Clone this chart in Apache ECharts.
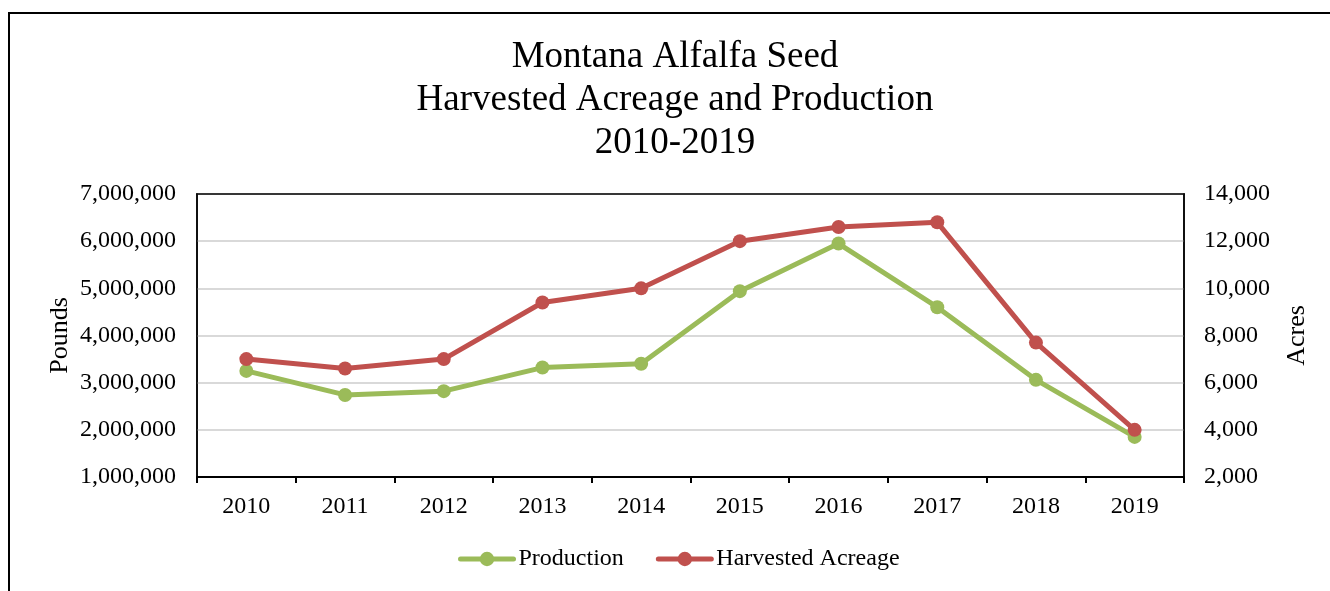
<!DOCTYPE html>
<html>
<head>
<meta charset="utf-8">
<script src="https://cdn.jsdelivr.net/npm/echarts@6/dist/echarts.min.js"></script>
<style>
html,body{margin:0;padding:0;background:#fff;}
#c{width:1330px;height:591px;}
</style>
</head>
<body>
<div id="c"></div>
<script>
const titleLines = ['Montana Alfalfa Seed', 'Harvested Acreage and Production', '2010-2019'];
const years = ['2010','2011','2012','2013','2014','2015','2016','2017','2018','2019'];
const production = [3250000, 2740000, 2820000, 3320000, 3400000, 4940000, 5950000, 4600000, 3060000, 1850000];
const acreage = [7000, 6600, 7000, 9400, 10000, 12000, 12600, 12800, 7700, 4000];
const seriesNames = ['Production', 'Harvested Acreage'];
const axisNames = ['Pounds', 'Acres'];

const FONT = '"Liberation Serif", "Times New Roman", serif';
const chart = echarts.init(document.getElementById('c'));
const fmt = v => v.toLocaleString('en-US');
chart.setOption({
  animation: false,
  textStyle: {fontFamily: FONT},
  title: {
    text: titleLines.join('\n'),
    left: 675, top: 36, padding: 0, textAlign: 'center',
    textStyle: {fontFamily: FONT, fontSize: 37, fontWeight: 'normal', color: '#000', lineHeight: 43}
  },
  graphic: [{
    type: 'polyline',
    shape: {points: [[9, 600], [9, 13], [1340, 13]]},
    style: {stroke: '#000', lineWidth: 2, fill: null}
  }],
  legend: {
    bottom: 15, left: 453,
    itemWidth: 53, itemHeight: 18, itemGap: 32,
    textStyle: {fontFamily: FONT, fontSize: 24, color: '#000'},
    lineStyle: {width: 5, cap: 'round'},
    data: seriesNames
  },
  grid: {left: 197, right: 146, top: 194, bottom: 114, show: true, borderColor: '#000', borderWidth: 1.5},
  xAxis: [{
    type: 'category', data: years, boundaryGap: true,
    axisLine: {lineStyle: {color: '#000', width: 2}},
    axisTick: {show: true, length: 6, lineStyle: {color: '#000', width: 2}},
    axisLabel: {fontFamily: FONT, fontSize: 24, color: '#000', margin: 18}
  }, {
    type: 'category', data: years, position: 'top',
    axisLine: {show: true, lineStyle: {color: '#000', width: 1.5}},
    axisTick: {show: false}, axisLabel: {show: false}, splitLine: {show: false}
  }],
  yAxis: [{
    type: 'value', min: 1000000, max: 7000000, interval: 1000000,
    name: axisNames[0], nameLocation: 'middle', nameGap: 124, nameMoveOverlap: false,
    nameTextStyle: {fontFamily: FONT, fontSize: 26, color: '#000'},
    axisLine: {show: true, lineStyle: {color: '#000', width: 1.5}},
    axisTick: {show: false},
    axisLabel: {fontFamily: FONT, fontSize: 24, color: '#000', margin: 21, formatter: fmt},
    splitLine: {lineStyle: {color: '#d9d9d9', width: 2}}
  }, {
    type: 'value', min: 2000, max: 14000, interval: 2000, position: 'right',
    name: axisNames[1], nameLocation: 'middle', nameGap: 100, nameMoveOverlap: false,
    nameTextStyle: {fontFamily: FONT, fontSize: 26, color: '#000'},
    axisLine: {show: true, lineStyle: {color: '#000', width: 1.5}},
    axisTick: {show: false},
    axisLabel: {fontFamily: FONT, fontSize: 24, color: '#000', margin: 20, formatter: fmt},
    splitLine: {show: false}
  }],
  series: [{
    name: seriesNames[0], type: 'line', xAxisIndex: 0, yAxisIndex: 0, data: production,
    symbol: 'circle', symbolSize: 14,
    lineStyle: {color: '#9BBB59', width: 5},
    itemStyle: {color: '#9BBB59'}
  }, {
    name: seriesNames[1], type: 'line', xAxisIndex: 0, yAxisIndex: 1, data: acreage,
    symbol: 'circle', symbolSize: 14,
    lineStyle: {color: '#C0504D', width: 5},
    itemStyle: {color: '#C0504D'}
  }]
});
</script>
</body>
</html>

(Task to complete):
Copy out every line of the material above exactly, skipping the pictures.

(Solution for this task):
Clone this chart in Apache ECharts.
<!DOCTYPE html>
<html>
<head>
<meta charset="utf-8">
<script src="https://cdn.jsdelivr.net/npm/echarts@6/dist/echarts.min.js"></script>
<style>
html,body{margin:0;padding:0;background:#fff;}
#c{width:1330px;height:591px;}
</style>
</head>
<body>
<div id="c"></div>
<script>
const titleLines = ['Montana Alfalfa Seed', 'Harvested Acreage and Production', '2010-2019'];
const years = ['2010','2011','2012','2013','2014','2015','2016','2017','2018','2019'];
const production = [3250000, 2740000, 2820000, 3320000, 3400000, 4940000, 5950000, 4600000, 3060000, 1850000];
const acreage = [7000, 6600, 7000, 9400, 10000, 12000, 12600, 12800, 7700, 4000];
const seriesNames = ['Production', 'Harvested Acreage'];
const axisNames = ['Pounds', 'Acres'];

const FONT = '"Liberation Serif", "Times New Roman", serif';
const chart = echarts.init(document.getElementById('c'));
const fmt = v => v.toLocaleString('en-US');
chart.setOption({
  animation: false,
  textStyle: {fontFamily: FONT},
  title: {
    text: titleLines.join('\n'),
    left: 675, top: 36, padding: 0, textAlign: 'center',
    textStyle: {fontFamily: FONT, fontSize: 37, fontWeight: 'normal', color: '#000', lineHeight: 43}
  },
  graphic: [{
    type: 'polyline',
    shape: {points: [[9, 600], [9, 13], [1340, 13]]},
    style: {stroke: '#000', lineWidth: 2, fill: null}
  }],
  legend: {
    bottom: 15, left: 453,
    itemWidth: 53, itemHeight: 18, itemGap: 32,
    textStyle: {fontFamily: FONT, fontSize: 24, color: '#000'},
    lineStyle: {width: 5, cap: 'round'},
    data: seriesNames
  },
  grid: {left: 197, right: 146, top: 194, bottom: 114, show: true, borderColor: '#000', borderWidth: 1.5},
  xAxis: [{
    type: 'category', data: years, boundaryGap: true,
    axisLine: {lineStyle: {color: '#000', width: 2}},
    axisTick: {show: true, length: 6, lineStyle: {color: '#000', width: 2}},
    axisLabel: {fontFamily: FONT, fontSize: 24, color: '#000', margin: 18}
  }, {
    type: 'category', data: years, position: 'top',
    axisLine: {show: true, lineStyle: {color: '#000', width: 1.5}},
    axisTick: {show: false}, axisLabel: {show: false}, splitLine: {show: false}
  }],
  yAxis: [{
    type: 'value', min: 1000000, max: 7000000, interval: 1000000,
    name: axisNames[0], nameLocation: 'middle', nameGap: 124, nameMoveOverlap: false,
    nameTextStyle: {fontFamily: FONT, fontSize: 26, color: '#000'},
    axisLine: {show: true, lineStyle: {color: '#000', width: 1.5}},
    axisTick: {show: false},
    axisLabel: {fontFamily: FONT, fontSize: 24, color: '#000', margin: 21, formatter: fmt},
    splitLine: {lineStyle: {color: '#d9d9d9', width: 2}}
  }, {
    type: 'value', min: 2000, max: 14000, interval: 2000, position: 'right',
    name: axisNames[1], nameLocation: 'middle', nameGap: 100, nameMoveOverlap: false,
    nameTextStyle: {fontFamily: FONT, fontSize: 26, color: '#000'},
    axisLine: {show: true, lineStyle: {color: '#000', width: 1.5}},
    axisTick: {show: false},
    axisLabel: {fontFamily: FONT, fontSize: 24, color: '#000', margin: 20, formatter: fmt},
    splitLine: {show: false}
  }],
  series: [{
    name: seriesNames[0], type: 'line', xAxisIndex: 0, yAxisIndex: 0, data: production,
    symbol: 'circle', symbolSize: 14,
    lineStyle: {color: '#9BBB59', width: 5},
    itemStyle: {color: '#9BBB59'}
  }, {
    name: seriesNames[1], type: 'line', xAxisIndex: 0, yAxisIndex: 1, data: acreage,
    symbol: 'circle', symbolSize: 14,
    lineStyle: {color: '#C0504D', width: 5},
    itemStyle: {color: '#C0504D'}
  }]
});
</script>
</body>
</html>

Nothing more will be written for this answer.